EXERCISE AIM
In the records below, pick out all lines containing the word "that".

THE RECORDS
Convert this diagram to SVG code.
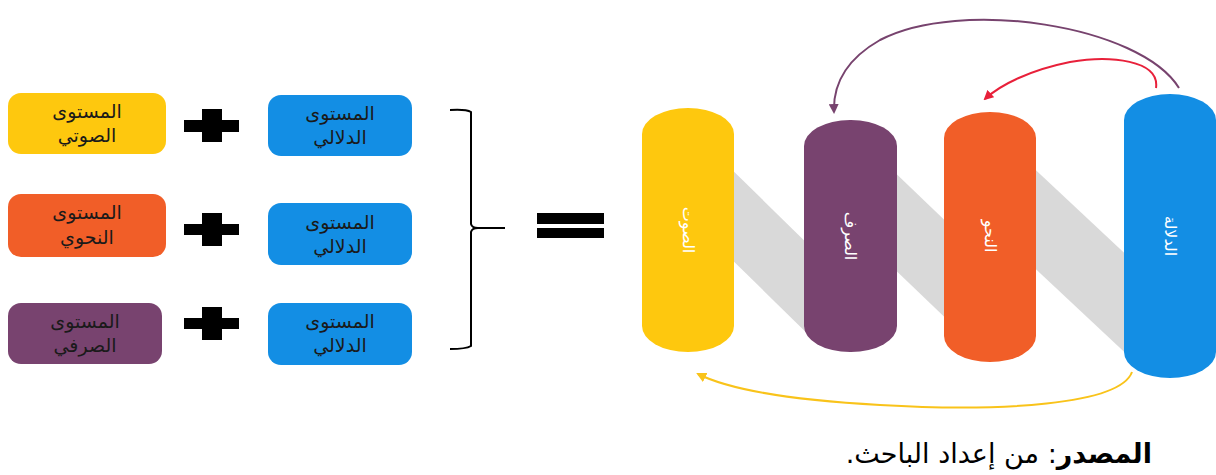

---

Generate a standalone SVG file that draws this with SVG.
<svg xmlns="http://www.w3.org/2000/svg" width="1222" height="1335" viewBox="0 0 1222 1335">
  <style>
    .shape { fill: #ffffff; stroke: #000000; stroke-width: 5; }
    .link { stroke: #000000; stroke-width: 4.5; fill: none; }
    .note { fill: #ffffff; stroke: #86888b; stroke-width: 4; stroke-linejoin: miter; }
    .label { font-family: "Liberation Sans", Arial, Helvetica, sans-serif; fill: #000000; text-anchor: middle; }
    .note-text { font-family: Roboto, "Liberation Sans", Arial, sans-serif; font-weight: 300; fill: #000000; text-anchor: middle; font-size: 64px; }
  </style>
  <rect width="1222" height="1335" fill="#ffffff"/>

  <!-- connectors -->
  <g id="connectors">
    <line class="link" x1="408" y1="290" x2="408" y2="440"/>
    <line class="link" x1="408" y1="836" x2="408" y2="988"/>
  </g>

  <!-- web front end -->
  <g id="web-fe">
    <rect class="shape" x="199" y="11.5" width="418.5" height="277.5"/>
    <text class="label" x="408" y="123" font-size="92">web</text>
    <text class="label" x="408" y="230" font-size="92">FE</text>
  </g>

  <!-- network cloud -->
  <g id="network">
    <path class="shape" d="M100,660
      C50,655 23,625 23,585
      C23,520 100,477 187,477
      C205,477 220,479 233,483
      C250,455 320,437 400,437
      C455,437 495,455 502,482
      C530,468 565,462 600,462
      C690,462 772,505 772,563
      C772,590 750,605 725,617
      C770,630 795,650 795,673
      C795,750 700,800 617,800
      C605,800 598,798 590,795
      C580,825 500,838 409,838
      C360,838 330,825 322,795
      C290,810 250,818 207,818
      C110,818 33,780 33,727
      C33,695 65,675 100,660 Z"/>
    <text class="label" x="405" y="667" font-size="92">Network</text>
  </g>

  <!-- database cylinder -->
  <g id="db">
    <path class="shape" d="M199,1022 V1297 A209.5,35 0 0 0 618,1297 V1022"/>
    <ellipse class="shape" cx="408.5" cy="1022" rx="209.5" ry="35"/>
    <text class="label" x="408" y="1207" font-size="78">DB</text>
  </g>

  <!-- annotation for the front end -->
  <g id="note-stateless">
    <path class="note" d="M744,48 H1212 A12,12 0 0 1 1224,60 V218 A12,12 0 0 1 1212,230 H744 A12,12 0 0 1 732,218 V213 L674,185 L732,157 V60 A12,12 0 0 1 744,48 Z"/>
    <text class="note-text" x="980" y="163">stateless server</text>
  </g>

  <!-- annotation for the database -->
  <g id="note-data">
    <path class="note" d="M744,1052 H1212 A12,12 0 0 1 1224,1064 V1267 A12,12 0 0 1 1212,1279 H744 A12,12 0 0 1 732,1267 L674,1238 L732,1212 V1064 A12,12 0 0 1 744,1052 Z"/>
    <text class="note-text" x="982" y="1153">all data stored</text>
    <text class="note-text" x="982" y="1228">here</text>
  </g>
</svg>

...

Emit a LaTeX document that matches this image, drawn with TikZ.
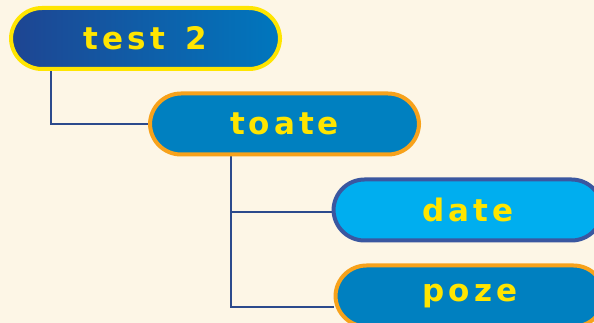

THE RESULT
Generate a standalone SVG file that draws this with SVG.
Emit a LaTeX document that matches this image, drawn with TikZ.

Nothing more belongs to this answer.